Yet the Holocaust approaches quietly as well, heralded by friends who will calmly discuss the “Jewish problem” with the narrator. In the last pages, a conversation between the narrator and his friend Vieru takes place, and this is worth quoting at length. Vieru portrays antisemitism at its most refined and rational, in discourse with the Jew himself. Vieru has asked the narrator why he doesn’t see him in town any more, and the narrator replies that he’s sick of hearing exterminators of Jews declaiming at every streetcorner.

[Vieru] reflected for a moment, hesitating, a little embarrassed, as though he wished to change the subject. Then [...] he addressed me, in that determined manner people have when they want to get something off their chests.
–You’re right. Yet there is a Jewish problem, and it needs to be solved. One million eight hundred thousand Jews is intolerable. If it were up to me, I’d try to eliminate several hundred thousand.

[...]He noticed my distress and hurried to explain.

–Let’s be clear. I’m not antisemitic. [...] But I’m Romanian. And, as such, all that is opposed to me is a threat to me. There is an aggravating Jewish spirit. I must defend myself against it. In the press, in finance, in the army, everywhere I feel its pressure. If the body of our state were strong, it would hardly bother me. But it’s not strong. It’s sinful, corruptible and weak. And this is why I must fight against the agents of corruption.

I said nothing for a few seconds, which he had not expected. I could have responded, out of politeness, to keep the conversation going, but I failed to.
–Do I surprise you?
–No, you depress me. You see, I know two kinds of antisemites. Straightforward antisemites – and antisemites with arguments. I manage to get along with the first kind, because everything between us is clear-cut. But with the other kind it’s hard.
The narrator asserts that he cannot hope to shake Vieru’s intuition that Jews are a threat. Vieru, still convinced he is not an antisemite, assures his friend that “with Jews like you” he has no problem. The narrator knows, however, that when the conflagration comes, no fine discrimination will be made.

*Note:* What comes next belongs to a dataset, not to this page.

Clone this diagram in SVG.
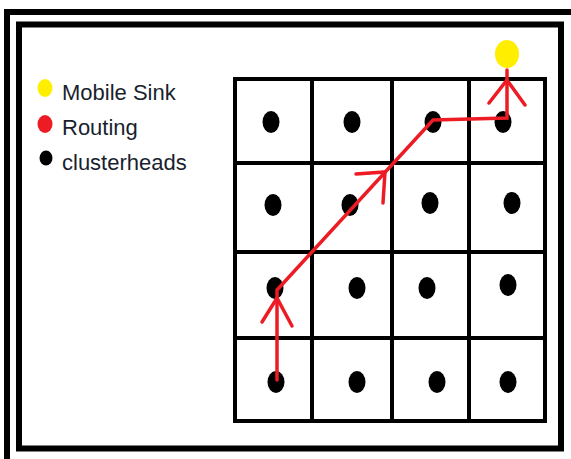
<svg xmlns="http://www.w3.org/2000/svg" width="571" height="459" viewBox="0 0 571 459">
<style>
.frame{fill:none;stroke:#000;stroke-width:6}
.grid{fill:none;stroke:#000;stroke-width:4}
.ch{fill:#000}
.route{fill:none;stroke:#ed1c24;stroke-width:3.5;stroke-linejoin:miter;stroke-linecap:round}
.lbl{font-family:"Liberation Sans",Arial,sans-serif;font-size:22px;fill:#1a1f2e}
</style>
<rect width="571" height="459" fill="#fff"/>
<rect class="frame" x="7" y="12" width="575" height="452"/>
<rect class="frame" x="19" y="24.5" width="542" height="424"/>
<g id="legend">
<ellipse cx="45" cy="88" rx="7.5" ry="9" fill="#ffee00"/>
<text class="lbl" x="62" y="100">Mobile Sink</text>
<ellipse cx="45" cy="124" rx="7.5" ry="9" fill="#ed1c24"/>
<text class="lbl" x="62" y="135">Routing</text>
<ellipse cx="46" cy="158" rx="6.5" ry="7.5" fill="#000"/>
<text class="lbl" x="62" y="170">clusterheads</text>
</g>
<g id="grid">
<rect class="grid" x="235" y="79" width="310" height="342"/>
<line class="grid" x1="312" y1="79" x2="312" y2="421"/>
<line class="grid" x1="392" y1="79" x2="392" y2="421"/>
<line class="grid" x1="469" y1="79" x2="469" y2="421"/>
<line class="grid" x1="235" y1="163" x2="545" y2="163"/>
<line class="grid" x1="235" y1="252" x2="545" y2="252"/>
<line class="grid" x1="235" y1="338" x2="545" y2="338"/>
</g>
<g id="clusterheads">
<g id="ch-1-1"><ellipse class="ch" cx="271" cy="122" rx="8.5" ry="11"/></g>
<g id="ch-1-2"><ellipse class="ch" cx="352" cy="122" rx="8.5" ry="11"/></g>
<g id="ch-1-3"><ellipse class="ch" cx="433" cy="122" rx="8.5" ry="11"/></g>
<g id="ch-1-4"><ellipse class="ch" cx="503" cy="122" rx="8.5" ry="11"/></g>
<g id="ch-2-1"><ellipse class="ch" cx="273" cy="205" rx="8.5" ry="11"/></g>
<g id="ch-2-2"><ellipse class="ch" cx="350" cy="205" rx="8.5" ry="11"/></g>
<g id="ch-2-3"><ellipse class="ch" cx="430" cy="203" rx="8.5" ry="11"/></g>
<g id="ch-2-4"><ellipse class="ch" cx="512" cy="203" rx="8.5" ry="11"/></g>
<g id="ch-3-1"><ellipse class="ch" cx="275" cy="288" rx="8.5" ry="11"/></g>
<g id="ch-3-2"><ellipse class="ch" cx="357" cy="288" rx="8.5" ry="11"/></g>
<g id="ch-3-3"><ellipse class="ch" cx="427" cy="288" rx="8.5" ry="11"/></g>
<g id="ch-3-4"><ellipse class="ch" cx="508" cy="285" rx="8.5" ry="11"/></g>
<g id="ch-4-1"><ellipse class="ch" cx="276" cy="382" rx="8.5" ry="11"/></g>
<g id="ch-4-2"><ellipse class="ch" cx="357" cy="382" rx="8.5" ry="11"/></g>
<g id="ch-4-3"><ellipse class="ch" cx="437" cy="382" rx="8.5" ry="11"/></g>
<g id="ch-4-4"><ellipse class="ch" cx="508" cy="382" rx="8.5" ry="11"/></g>
</g>
<g id="sink"><ellipse cx="507" cy="54" rx="12" ry="14" fill="#ffee00"/></g>
<g id="connectors">
<path class="route" d="M277,380 L277,290 L433,120 L507,118 L507,70"/>
<polyline class="route" points="262,322 277,298 292,326"/>
<polyline class="route" points="356,174 385,172 383,203"/>
<polyline class="route" points="489,103 507,80 525,105"/>
</g>
</svg>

One day, the narrator is walking past boys selling newspapers in the street. “Death to the jidani!” shouts one of the boys:
I usually walk calmly by, because it’s an old, almost familiar cry. This time I stopped in surprise, as if I had for the first time understood what these words actually meant. It’s strange. These people are talking about death, and about mine specifically. And I walk casually by them, thinking of other things, only half-hearing.

III

In For Two Thousand Years, Vieru claims that there were “one million eight hundred thousand Jews in Romania.” The correct figure in 1930, around the period when the conversation was set, was about 750,000, out of a total population of 18 million. This figure probably fell by tens of thousands through the 1930s as many Jews fled in the face of repression.

It is estimated that over 300,000 Romanian Jews perished in the Holocaust.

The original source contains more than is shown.